Dam in Ontario, Canada

Jones Falls Dam is a dam on the Rideau Canal located in Rideau Lakes, Leeds and Grenville United Counties, Ontario, Canada, that was built between 1828 and 1831 to tame the mile-long series of rapids and falls that flowed from Sand Lake and into the White Fish River (now drowned).

==History==
The dam, designed by the British Royal Engineers under the direction of Lt. Colonel John By, was built by crews working for contractor John Redpath. It was built by hand, with the assistance of a few draft animals. When completed in late 1831, the Jones Falls dam was the highest dam in North America, a major accomplishment of early 19th century engineering. The dam was built at the head of a bedrock canyon, located part way up the rapids, a location that allowed the arch shape of the stonework of the dam to lock into the bedrock of the canyon walls. The dam has three main components: 1) the keywork, the dressed (shaped) stones that form the backing of the dam, 2) an impermeable layer placed in front of the keywork and 3) the dam apron that protects the front of the dam.
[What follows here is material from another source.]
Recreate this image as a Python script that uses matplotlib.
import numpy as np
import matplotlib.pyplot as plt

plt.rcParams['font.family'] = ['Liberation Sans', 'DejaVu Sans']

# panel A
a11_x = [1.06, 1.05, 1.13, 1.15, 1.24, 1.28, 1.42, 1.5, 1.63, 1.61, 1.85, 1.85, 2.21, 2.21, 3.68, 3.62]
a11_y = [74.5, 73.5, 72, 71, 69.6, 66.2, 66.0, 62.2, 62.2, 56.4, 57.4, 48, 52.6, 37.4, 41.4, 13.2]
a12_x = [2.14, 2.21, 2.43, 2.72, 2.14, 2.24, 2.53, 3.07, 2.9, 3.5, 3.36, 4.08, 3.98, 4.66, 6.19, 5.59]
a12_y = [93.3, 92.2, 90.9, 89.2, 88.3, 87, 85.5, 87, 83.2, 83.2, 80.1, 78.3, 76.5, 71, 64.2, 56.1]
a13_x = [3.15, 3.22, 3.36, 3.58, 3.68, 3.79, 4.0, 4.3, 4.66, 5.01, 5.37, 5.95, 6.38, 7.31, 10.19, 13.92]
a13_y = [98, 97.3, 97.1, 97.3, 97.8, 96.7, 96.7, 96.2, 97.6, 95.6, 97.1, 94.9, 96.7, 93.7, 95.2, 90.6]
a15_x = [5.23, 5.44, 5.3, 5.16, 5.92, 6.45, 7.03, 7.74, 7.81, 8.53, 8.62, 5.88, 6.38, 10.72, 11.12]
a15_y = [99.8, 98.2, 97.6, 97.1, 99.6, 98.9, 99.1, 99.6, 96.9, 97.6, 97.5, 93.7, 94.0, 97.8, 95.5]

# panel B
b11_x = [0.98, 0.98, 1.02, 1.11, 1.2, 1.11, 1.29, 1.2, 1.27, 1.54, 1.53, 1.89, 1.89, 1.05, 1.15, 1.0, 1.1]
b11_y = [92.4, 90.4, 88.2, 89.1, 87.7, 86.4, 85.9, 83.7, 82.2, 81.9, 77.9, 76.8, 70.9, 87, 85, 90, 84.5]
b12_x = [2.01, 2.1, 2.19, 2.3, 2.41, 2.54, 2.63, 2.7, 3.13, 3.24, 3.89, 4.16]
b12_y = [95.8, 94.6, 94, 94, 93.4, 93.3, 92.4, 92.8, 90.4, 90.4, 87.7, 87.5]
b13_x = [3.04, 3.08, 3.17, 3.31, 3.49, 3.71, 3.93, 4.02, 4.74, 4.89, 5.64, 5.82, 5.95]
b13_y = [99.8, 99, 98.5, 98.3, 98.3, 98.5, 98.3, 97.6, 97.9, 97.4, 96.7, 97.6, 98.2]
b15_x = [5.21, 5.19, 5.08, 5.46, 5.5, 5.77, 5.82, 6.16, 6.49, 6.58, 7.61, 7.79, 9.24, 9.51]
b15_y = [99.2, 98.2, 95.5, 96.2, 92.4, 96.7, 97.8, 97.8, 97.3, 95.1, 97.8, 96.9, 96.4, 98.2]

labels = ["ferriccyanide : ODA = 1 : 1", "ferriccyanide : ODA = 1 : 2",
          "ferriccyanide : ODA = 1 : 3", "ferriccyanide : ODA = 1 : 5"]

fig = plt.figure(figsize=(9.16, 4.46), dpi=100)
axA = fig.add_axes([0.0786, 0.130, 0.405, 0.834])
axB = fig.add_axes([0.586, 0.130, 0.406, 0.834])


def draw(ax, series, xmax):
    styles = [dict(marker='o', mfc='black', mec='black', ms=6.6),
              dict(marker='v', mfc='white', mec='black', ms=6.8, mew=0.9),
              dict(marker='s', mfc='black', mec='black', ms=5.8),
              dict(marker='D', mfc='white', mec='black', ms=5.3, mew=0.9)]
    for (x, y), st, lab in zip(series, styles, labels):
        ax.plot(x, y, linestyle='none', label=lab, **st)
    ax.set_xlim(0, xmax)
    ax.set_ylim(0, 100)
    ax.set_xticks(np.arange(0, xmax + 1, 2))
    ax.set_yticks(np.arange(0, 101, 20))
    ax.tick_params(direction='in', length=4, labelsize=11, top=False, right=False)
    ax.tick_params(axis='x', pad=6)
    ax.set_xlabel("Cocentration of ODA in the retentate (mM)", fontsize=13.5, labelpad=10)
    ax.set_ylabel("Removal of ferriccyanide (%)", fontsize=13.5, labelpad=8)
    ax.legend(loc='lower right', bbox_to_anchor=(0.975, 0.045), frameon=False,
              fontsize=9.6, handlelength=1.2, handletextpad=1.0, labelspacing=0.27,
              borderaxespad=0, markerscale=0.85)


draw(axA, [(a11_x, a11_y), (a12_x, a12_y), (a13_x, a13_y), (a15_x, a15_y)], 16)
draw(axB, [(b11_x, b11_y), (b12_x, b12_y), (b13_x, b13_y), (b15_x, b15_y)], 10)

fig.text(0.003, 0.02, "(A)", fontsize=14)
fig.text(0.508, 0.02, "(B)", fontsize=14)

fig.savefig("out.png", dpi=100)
The stones, large blocks of Potsdam sandstone, were quarried 9 km (5.6 mi) away, in a quarry located just outside of present day Elgin. In 1827, a road was built from the quarry to Jones Falls, in order to haul the stones to be used for the dam and the locks. Rough cut stones from the quarry were hauled to the site where the Master mason would direct his masons to do the finishing work. The stones were lifted into place using metal tongs (very large timber tongs) attached to a block and tackle hung from a tripod. The dimples in the stones for those tongs can still be seen in the original stones today.

The stonework for the dam is about 8.2 m (27 ft) thick at the base of the dam, tapering to 3.7 m (12 ft) at the top. The stonework is 17.3 m (57 ft) high from its bedrock foundation. An earthen berm on the top of the dam adds about another 1.2 m (3 ft) in height, making the total height, from base of foundation to top, about 18.3 m (60 ft). The backing face of the dam is set back on about a 1:10 incline

In front of the stones is a 1.5 m (5 ft) thick impermeable layer made up of grouted broken stone, which is small angular stone set in hydraulic cement. Normally clay puddle would have been used to form this impermeable layer, but clay of suitable quality ran out early during construction, and grouted broken stone was used as a substitute.
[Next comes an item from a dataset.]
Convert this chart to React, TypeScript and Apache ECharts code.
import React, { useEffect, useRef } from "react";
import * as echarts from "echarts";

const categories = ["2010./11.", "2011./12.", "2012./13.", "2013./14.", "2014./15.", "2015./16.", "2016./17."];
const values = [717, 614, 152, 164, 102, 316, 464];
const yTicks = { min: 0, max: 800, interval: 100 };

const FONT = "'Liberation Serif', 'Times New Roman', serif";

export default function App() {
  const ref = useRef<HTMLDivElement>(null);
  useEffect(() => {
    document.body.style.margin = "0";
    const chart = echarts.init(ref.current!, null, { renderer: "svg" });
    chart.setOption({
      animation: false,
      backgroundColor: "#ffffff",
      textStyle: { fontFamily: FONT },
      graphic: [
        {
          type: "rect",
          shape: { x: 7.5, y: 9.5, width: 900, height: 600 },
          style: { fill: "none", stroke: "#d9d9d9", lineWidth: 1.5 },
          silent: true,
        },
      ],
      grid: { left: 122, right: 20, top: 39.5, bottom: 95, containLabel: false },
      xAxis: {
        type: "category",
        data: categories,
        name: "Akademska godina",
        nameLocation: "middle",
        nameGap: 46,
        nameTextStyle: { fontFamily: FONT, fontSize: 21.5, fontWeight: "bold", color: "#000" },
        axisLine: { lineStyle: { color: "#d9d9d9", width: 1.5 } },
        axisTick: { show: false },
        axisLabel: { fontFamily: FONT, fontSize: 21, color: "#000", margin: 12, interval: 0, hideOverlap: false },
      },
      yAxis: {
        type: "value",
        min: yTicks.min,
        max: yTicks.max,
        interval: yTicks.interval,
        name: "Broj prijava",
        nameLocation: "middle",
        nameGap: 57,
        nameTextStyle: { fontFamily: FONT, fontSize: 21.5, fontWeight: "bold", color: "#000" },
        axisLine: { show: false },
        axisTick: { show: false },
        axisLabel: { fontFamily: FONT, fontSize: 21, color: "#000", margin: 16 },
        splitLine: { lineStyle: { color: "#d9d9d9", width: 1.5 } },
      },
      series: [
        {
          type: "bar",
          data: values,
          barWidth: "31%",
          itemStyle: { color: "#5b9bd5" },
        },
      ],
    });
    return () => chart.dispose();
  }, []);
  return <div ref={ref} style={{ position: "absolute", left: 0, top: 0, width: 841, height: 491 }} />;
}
The apron for the dam extends out about 50 m (160 ft). It was created by hauling rubbish (earth) material using horse drawn carts from a location just to the west of the dam.
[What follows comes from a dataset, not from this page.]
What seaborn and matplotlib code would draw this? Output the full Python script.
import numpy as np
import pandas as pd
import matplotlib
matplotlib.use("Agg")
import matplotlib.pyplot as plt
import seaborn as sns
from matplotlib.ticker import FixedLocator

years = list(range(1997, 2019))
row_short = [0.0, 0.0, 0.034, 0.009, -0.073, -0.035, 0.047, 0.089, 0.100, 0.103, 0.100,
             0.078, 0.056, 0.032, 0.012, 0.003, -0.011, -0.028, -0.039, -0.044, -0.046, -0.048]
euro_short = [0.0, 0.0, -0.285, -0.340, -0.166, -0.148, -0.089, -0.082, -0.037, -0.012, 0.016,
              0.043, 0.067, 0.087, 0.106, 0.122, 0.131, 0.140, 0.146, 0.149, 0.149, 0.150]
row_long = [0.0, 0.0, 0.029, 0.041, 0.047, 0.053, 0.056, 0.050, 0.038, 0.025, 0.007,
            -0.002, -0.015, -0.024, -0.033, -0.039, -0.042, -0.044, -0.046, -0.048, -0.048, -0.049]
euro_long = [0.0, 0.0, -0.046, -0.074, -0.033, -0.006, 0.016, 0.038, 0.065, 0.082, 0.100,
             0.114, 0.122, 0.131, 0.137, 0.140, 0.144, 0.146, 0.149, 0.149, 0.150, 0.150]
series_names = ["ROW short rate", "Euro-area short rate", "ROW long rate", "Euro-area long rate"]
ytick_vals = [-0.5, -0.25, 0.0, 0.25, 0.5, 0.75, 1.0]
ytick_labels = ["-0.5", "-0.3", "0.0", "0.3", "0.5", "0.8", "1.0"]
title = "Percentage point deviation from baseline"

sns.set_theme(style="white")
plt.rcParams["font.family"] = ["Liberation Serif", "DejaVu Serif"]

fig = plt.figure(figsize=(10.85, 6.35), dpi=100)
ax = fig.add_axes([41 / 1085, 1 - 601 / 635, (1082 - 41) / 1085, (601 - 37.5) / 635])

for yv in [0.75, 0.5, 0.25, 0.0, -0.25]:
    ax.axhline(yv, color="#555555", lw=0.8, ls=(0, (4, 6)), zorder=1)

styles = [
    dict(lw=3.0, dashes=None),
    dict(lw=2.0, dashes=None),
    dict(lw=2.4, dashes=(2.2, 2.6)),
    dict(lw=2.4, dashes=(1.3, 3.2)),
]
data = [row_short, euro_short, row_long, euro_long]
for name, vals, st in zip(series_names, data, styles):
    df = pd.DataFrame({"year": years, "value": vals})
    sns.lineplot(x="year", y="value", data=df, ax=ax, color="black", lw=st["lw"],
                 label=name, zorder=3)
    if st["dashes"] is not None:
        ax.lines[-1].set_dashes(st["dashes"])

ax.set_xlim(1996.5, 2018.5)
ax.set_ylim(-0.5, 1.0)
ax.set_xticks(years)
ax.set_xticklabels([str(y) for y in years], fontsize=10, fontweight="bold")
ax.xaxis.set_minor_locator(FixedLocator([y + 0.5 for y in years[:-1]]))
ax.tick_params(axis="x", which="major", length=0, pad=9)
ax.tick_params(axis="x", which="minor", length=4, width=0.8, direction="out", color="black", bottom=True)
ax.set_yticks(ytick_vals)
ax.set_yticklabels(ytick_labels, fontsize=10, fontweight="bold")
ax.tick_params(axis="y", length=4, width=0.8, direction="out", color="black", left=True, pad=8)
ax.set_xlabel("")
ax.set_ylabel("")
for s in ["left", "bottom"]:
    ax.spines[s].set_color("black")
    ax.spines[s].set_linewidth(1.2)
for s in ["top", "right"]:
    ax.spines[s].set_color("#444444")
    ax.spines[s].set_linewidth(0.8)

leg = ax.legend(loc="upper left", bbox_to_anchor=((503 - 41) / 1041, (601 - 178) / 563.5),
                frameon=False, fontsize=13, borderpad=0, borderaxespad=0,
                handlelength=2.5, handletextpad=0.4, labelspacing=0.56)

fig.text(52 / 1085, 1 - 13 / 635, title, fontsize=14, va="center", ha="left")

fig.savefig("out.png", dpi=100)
The dam was built with the aid of sluiceways in the dam to allow the river to flow through the dam during construction. The first sluiceway was near the base of the dam on the east side. The second was about 6 m (20 ft) above the base on the west side of the dam. A coffer dam located near the head of rapids was used to block off the rapids until each sluiceway could be sealed up. A deep waste water weir, its channel blasted through a bedrock ridge to the south of the dam, allowed the top of the dam to be completed.

When completed, the dam raised the water in its location by 13.7 m (45 ft), putting a navigation depth of water into the upper sill of the top lock at Jones Falls and also into the lower sill of Davis Lock, at the head of Sand Lake, which was raised by 2.4 m (8 ft) due to the dam at Jones Falls. Typical of most of the Rideau Canal locks, those locks were built "in the dry" - above the pre-existing water level. It was the completion of the dam that created a navigation depth of flooding into those locks.

==Statistics==
The dam is approximately 350 ft long (the length of the arch at the top), 60 ft high and 27 ft thick at the base. The base (canyon wall to canyon wall) is 100 ft long.

==Of Interest==
The Jones Falls Great Arch Dam is also known as the Whispering Dam since the shape of the stone face of the dam allows sound to travel along the face. Someone speaking in normal conversation tone at one end of the dam can be heard by someone standing at the other end.

This, (and some other smaller dams on the Rideau Canal) may be the only vertically coursed stone arch dams in the world.